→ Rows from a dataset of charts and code
+ + + +
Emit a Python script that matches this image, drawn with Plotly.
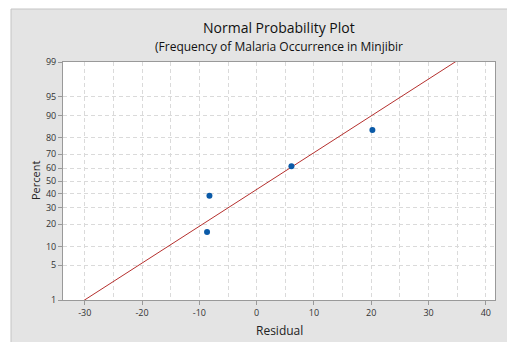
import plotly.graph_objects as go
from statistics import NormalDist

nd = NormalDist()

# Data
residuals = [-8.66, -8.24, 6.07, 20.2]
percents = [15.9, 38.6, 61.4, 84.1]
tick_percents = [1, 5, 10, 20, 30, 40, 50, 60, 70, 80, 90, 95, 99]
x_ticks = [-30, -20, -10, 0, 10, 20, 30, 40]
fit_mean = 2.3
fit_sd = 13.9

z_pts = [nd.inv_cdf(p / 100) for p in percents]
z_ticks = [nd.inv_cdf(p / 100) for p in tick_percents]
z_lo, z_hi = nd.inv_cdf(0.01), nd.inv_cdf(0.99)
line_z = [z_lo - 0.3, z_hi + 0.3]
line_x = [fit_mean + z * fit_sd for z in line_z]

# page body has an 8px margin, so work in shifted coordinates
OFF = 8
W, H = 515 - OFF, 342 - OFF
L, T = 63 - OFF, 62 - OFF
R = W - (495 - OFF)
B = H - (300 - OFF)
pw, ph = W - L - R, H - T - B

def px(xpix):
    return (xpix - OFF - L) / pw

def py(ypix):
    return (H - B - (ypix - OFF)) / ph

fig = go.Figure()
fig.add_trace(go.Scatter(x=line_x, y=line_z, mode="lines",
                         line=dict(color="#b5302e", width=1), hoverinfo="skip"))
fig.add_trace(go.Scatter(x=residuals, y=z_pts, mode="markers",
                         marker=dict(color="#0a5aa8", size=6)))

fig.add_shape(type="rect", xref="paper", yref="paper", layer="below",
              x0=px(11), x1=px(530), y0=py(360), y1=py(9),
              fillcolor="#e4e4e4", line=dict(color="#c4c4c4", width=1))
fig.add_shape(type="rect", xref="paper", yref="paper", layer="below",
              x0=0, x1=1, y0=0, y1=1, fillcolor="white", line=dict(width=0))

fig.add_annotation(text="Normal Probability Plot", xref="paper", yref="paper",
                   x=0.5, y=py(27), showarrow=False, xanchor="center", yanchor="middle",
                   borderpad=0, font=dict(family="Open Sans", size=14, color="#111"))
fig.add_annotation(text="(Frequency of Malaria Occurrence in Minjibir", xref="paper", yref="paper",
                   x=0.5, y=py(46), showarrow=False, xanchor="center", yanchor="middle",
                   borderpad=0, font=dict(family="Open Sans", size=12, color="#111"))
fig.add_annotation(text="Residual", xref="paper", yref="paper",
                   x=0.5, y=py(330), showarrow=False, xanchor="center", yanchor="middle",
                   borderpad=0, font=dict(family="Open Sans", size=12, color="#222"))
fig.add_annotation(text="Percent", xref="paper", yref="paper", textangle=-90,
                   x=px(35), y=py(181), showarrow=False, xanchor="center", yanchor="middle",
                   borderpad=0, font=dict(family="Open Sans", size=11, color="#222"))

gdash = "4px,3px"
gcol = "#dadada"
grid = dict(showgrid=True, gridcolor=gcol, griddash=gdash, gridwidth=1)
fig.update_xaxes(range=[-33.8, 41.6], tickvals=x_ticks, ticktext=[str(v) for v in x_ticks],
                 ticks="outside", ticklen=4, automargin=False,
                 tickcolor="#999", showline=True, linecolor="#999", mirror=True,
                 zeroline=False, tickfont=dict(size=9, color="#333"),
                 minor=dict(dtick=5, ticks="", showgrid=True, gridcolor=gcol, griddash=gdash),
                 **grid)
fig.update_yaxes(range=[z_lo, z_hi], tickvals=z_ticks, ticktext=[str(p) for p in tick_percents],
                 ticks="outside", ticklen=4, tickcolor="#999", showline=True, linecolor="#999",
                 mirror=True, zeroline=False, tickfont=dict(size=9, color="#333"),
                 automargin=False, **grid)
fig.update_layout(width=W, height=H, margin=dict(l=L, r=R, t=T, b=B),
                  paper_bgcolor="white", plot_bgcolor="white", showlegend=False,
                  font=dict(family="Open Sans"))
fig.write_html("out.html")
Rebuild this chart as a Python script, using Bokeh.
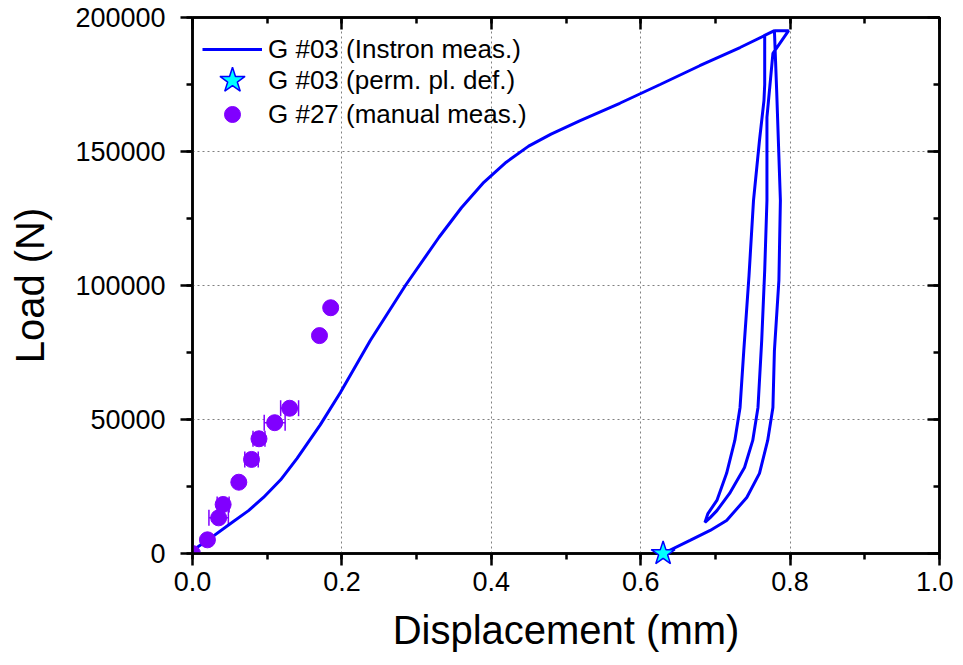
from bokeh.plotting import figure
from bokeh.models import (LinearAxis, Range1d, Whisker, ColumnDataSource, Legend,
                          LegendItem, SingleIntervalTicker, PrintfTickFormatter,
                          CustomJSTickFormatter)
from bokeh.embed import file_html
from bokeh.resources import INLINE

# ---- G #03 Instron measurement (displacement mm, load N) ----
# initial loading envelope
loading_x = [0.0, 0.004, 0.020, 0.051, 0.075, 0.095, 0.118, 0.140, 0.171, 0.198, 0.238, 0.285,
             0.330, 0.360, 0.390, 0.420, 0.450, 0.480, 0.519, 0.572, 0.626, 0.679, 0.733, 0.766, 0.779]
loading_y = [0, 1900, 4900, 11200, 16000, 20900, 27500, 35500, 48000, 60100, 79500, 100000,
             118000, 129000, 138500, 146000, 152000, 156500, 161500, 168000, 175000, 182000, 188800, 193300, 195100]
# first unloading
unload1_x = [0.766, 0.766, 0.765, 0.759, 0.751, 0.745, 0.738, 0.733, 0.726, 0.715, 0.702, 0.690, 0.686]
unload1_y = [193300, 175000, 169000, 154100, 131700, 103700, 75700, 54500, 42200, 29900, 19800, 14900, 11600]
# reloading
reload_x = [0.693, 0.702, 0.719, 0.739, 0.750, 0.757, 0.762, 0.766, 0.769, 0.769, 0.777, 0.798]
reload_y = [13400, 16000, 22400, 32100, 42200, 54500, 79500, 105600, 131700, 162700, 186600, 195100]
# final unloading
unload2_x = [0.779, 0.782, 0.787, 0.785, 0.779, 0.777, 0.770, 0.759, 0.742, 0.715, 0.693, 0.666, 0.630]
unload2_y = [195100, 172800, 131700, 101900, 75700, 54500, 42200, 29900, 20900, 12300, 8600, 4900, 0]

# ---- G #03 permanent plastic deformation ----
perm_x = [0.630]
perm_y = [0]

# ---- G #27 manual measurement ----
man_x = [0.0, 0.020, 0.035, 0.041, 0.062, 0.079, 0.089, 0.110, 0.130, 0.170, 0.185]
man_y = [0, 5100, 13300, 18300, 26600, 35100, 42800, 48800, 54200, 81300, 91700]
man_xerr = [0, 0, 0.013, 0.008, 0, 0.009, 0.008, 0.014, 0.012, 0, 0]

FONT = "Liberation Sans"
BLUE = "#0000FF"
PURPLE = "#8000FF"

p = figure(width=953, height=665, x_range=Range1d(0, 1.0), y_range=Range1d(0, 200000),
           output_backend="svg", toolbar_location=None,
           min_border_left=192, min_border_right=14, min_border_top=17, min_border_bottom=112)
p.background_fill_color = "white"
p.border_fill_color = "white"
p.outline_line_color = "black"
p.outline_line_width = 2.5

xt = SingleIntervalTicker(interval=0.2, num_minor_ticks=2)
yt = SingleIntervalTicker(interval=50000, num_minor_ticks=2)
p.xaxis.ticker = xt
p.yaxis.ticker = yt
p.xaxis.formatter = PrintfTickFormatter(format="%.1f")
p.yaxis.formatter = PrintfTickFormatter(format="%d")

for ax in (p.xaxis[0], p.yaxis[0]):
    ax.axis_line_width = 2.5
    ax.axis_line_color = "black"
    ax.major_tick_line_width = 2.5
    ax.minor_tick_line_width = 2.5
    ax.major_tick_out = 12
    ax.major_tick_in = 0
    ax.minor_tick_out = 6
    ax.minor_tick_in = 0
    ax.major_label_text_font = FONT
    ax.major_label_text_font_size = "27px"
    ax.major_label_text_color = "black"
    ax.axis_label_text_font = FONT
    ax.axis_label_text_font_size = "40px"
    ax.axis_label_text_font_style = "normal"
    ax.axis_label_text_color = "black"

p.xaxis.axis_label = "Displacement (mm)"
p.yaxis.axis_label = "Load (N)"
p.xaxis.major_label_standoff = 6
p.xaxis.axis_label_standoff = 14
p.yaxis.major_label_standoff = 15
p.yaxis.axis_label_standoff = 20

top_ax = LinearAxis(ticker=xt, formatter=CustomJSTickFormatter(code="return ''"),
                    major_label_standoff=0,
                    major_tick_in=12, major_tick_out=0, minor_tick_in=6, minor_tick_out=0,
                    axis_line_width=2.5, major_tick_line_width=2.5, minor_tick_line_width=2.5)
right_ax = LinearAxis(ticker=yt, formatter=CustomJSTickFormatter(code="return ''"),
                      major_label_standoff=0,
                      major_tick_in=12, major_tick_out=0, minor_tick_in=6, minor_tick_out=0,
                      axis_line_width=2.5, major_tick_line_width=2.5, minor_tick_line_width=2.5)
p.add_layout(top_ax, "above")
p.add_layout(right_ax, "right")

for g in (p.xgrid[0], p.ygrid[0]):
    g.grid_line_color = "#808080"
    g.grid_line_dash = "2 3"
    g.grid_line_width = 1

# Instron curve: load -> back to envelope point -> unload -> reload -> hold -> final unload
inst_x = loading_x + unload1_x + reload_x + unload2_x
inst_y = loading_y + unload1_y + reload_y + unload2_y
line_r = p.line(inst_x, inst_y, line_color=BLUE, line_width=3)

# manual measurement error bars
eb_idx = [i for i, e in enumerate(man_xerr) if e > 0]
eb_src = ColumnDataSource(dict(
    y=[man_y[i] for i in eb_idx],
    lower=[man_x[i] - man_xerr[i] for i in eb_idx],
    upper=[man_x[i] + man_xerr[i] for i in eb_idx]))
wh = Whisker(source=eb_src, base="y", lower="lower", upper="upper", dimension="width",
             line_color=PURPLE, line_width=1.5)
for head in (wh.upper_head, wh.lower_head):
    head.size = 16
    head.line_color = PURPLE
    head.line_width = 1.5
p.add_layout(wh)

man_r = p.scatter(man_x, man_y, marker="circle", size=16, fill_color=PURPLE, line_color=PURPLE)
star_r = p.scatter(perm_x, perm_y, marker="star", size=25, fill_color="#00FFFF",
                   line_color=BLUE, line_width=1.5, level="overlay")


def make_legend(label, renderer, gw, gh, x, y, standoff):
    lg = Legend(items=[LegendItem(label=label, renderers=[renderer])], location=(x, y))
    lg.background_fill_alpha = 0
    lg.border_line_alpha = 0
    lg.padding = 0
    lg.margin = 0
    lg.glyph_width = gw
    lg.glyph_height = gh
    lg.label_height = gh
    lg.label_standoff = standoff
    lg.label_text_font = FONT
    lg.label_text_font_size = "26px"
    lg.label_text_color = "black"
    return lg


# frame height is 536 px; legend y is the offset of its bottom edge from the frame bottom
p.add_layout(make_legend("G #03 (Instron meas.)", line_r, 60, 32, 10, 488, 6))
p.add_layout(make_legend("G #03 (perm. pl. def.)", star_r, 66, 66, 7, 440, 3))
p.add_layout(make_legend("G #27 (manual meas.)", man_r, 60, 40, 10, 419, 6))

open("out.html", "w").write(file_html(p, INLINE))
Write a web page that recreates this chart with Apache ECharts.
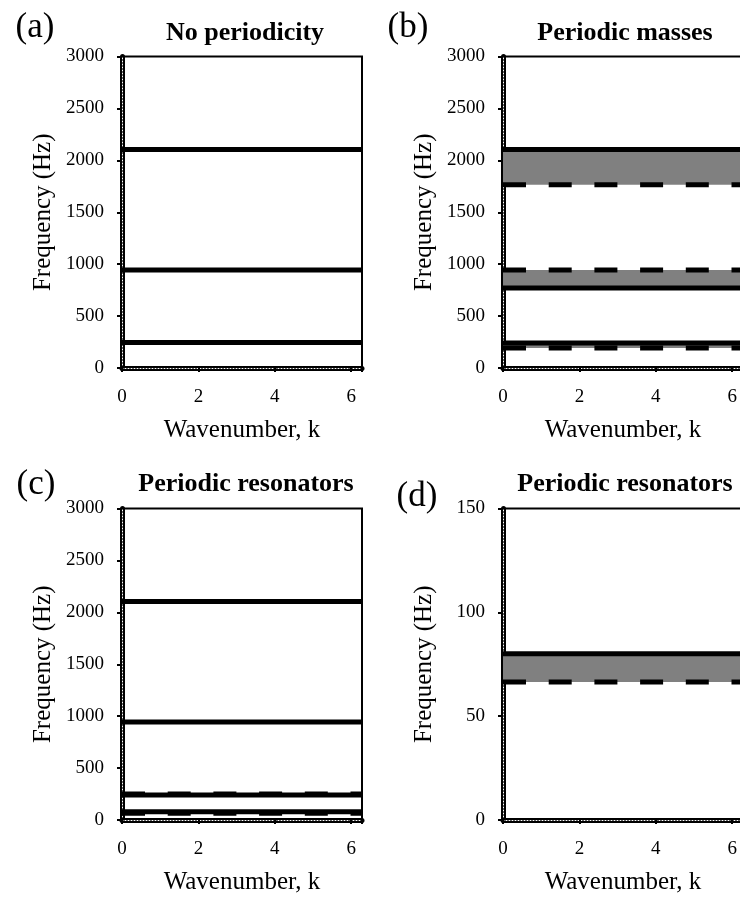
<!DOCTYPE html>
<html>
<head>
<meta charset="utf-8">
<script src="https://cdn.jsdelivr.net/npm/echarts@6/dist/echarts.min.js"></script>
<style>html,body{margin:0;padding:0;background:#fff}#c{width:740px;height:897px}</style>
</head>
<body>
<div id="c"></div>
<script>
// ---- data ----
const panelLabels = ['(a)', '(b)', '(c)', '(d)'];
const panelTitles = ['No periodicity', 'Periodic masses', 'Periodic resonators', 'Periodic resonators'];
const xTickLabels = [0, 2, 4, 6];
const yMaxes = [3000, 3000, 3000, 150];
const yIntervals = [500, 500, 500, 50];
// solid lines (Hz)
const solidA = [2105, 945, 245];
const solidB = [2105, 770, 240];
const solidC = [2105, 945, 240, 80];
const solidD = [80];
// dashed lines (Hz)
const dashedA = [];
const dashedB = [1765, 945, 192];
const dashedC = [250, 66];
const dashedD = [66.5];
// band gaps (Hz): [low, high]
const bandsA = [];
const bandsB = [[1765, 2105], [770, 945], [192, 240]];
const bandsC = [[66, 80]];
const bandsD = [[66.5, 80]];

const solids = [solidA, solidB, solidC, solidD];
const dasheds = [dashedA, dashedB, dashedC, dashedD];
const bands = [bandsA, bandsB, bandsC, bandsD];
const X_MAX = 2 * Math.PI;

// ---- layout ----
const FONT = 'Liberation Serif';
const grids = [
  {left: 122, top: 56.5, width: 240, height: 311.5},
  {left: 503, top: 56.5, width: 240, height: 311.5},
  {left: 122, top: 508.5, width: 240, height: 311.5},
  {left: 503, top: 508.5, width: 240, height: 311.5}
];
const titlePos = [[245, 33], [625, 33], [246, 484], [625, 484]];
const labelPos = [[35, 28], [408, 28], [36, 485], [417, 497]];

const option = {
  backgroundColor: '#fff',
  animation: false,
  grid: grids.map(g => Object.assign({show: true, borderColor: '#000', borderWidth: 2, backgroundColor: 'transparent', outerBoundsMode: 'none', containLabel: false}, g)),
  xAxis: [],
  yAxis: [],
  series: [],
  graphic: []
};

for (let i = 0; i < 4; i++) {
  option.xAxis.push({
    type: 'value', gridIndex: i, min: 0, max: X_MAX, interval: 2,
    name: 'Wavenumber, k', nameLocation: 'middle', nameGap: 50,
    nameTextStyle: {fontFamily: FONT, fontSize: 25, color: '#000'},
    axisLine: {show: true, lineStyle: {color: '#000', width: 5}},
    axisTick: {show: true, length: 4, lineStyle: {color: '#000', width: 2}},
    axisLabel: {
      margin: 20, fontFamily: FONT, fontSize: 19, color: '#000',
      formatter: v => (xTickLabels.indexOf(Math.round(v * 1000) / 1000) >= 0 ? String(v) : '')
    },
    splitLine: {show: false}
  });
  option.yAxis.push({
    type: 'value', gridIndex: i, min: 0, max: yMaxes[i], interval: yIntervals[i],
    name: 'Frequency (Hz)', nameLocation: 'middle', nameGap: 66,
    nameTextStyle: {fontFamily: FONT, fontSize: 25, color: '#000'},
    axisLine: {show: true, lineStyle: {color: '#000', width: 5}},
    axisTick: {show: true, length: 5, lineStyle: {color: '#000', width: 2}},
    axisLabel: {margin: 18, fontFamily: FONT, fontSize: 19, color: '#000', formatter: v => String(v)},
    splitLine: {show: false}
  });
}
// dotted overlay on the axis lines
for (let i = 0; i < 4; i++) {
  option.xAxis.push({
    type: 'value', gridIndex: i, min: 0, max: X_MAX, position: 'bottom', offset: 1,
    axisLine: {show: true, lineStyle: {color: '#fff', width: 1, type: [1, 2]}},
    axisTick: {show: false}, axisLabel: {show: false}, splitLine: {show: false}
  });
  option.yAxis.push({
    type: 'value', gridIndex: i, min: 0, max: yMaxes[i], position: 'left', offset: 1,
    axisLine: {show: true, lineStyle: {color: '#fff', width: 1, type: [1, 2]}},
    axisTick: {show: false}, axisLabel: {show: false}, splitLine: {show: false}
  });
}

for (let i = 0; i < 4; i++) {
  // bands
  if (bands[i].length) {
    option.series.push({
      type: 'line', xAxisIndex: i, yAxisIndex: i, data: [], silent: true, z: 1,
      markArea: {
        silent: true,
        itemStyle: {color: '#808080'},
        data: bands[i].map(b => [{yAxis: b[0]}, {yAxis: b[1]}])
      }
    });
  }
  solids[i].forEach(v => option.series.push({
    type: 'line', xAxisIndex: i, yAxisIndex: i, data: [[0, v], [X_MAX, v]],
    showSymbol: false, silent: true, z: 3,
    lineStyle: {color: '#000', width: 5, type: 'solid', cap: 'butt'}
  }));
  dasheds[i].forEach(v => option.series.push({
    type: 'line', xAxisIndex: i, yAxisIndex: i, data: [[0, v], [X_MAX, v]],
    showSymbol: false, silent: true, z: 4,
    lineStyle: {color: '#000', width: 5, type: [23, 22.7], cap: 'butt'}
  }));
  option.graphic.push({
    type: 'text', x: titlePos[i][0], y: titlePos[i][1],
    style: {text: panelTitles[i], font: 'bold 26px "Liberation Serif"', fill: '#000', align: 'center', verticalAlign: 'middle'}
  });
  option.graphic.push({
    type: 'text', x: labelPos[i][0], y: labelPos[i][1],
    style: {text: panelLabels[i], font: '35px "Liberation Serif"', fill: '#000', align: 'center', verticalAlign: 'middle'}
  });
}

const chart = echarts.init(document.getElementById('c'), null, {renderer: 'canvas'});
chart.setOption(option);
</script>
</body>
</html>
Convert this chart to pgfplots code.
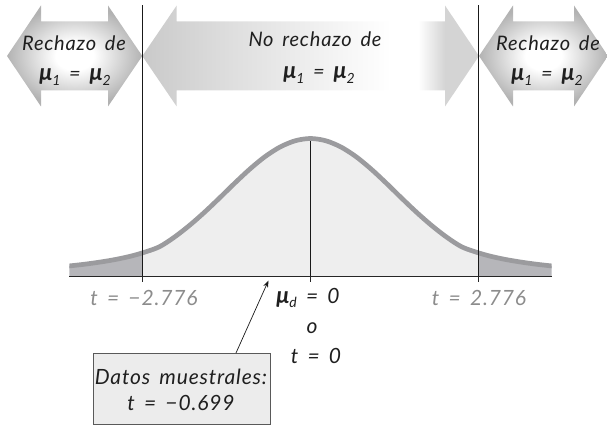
+ + + +
Hand back the exact lines from the start of the entries to the line with "fit_sd = 13.9", both ends kept and pictures left out.

Emit a Python script that matches this image, drawn with Plotly.
import plotly.graph_objects as go
from statistics import NormalDist

nd = NormalDist()

# Data
residuals = [-8.66, -8.24, 6.07, 20.2]
percents = [15.9, 38.6, 61.4, 84.1]
tick_percents = [1, 5, 10, 20, 30, 40, 50, 60, 70, 80, 90, 95, 99]
x_ticks = [-30, -20, -10, 0, 10, 20, 30, 40]
fit_mean = 2.3
fit_sd = 13.9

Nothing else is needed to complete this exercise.